Corese configuration file: corese.properties

Corese can be configurated with the file corese.properties. Here are explained some of the main properties:

Note: Corese can run without corese.properties; properties then take their default values.
A complete example of corese.properties can be found here.
Paths given (in the three first properties for example), are relative to the launching directory (i.e where Corese starts) and to the datapath.

Logger configuration file: log4j.properties or log4j.xml

Corese uses the log4j logging system, from Apache.

• First, we look if there is a file named log4j.xml or log4j.properties at the root level; if there is one, we configure the logger with it
• Else, we look if the properties "corese.log4j.conf" is set (by the file corese.properties or by the function setProperty(EngineFactory.ENGINE_LOG4J, "...") of the EngineFactory interface), and we configure the logger with the file found there
• Finally, if no configuration file is found, we take the Corese default configuration (Level = INFO; Appender = ConsoleAppender)

When using the jar in an application, it is possible to get the logger and then to define an appender (where messages will be displayed), a layout (the format of displayed messages) or a level (between TRACE, DEBUG, INFO, WARN, ERROR and FATAL).

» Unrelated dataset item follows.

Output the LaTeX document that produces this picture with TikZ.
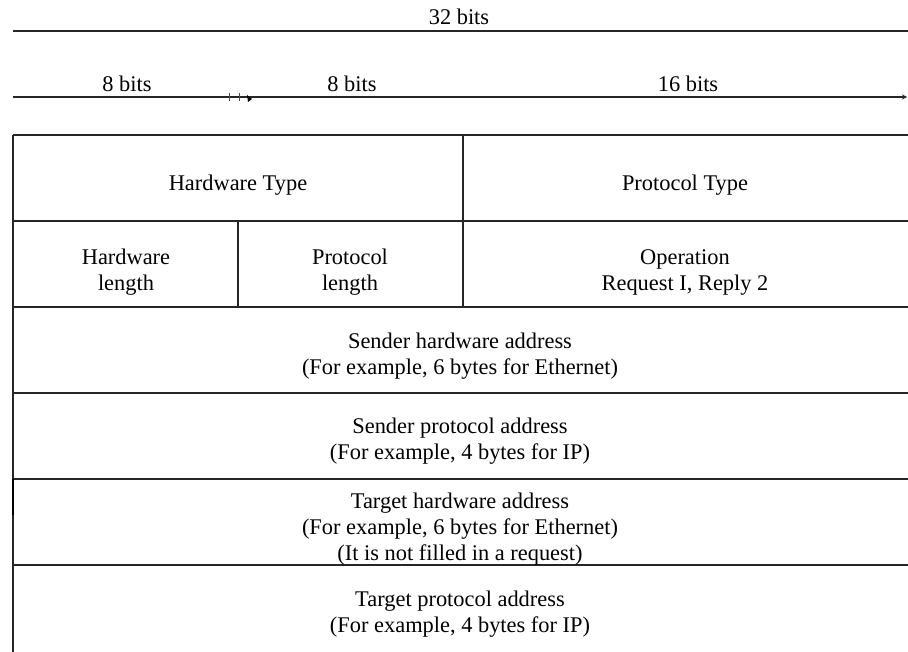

	// get the default logger, from whom every other logger herits
	Logger logger = Logger.getLogger("fr.inria.acacia.corese");
	
	// remove appenders
	logger.removeAllAppenders();
	
	// define a new Appender (example: a WriterAppender)
	WriterAppender wa = new WriterAppender(new PatternLayout("%m%n") , System.out);
	
	// add this appender to the default logger
	logger.addAppender(wa);

Example of a redefinition of the root logger

Log4j javadoc can be found here: http://logging.apache.org/log4j/docs/api/index.html.

Corese Grammar

Corese grammar is inspired by SPARQL Grammar, but as mentioned in the part additive functionalities, we have added some other functionalities; moreover, to try to be compliant with the last query language of Corese, we are more flexible with some aspects (for example, it is not mandatory to have a dot between triples).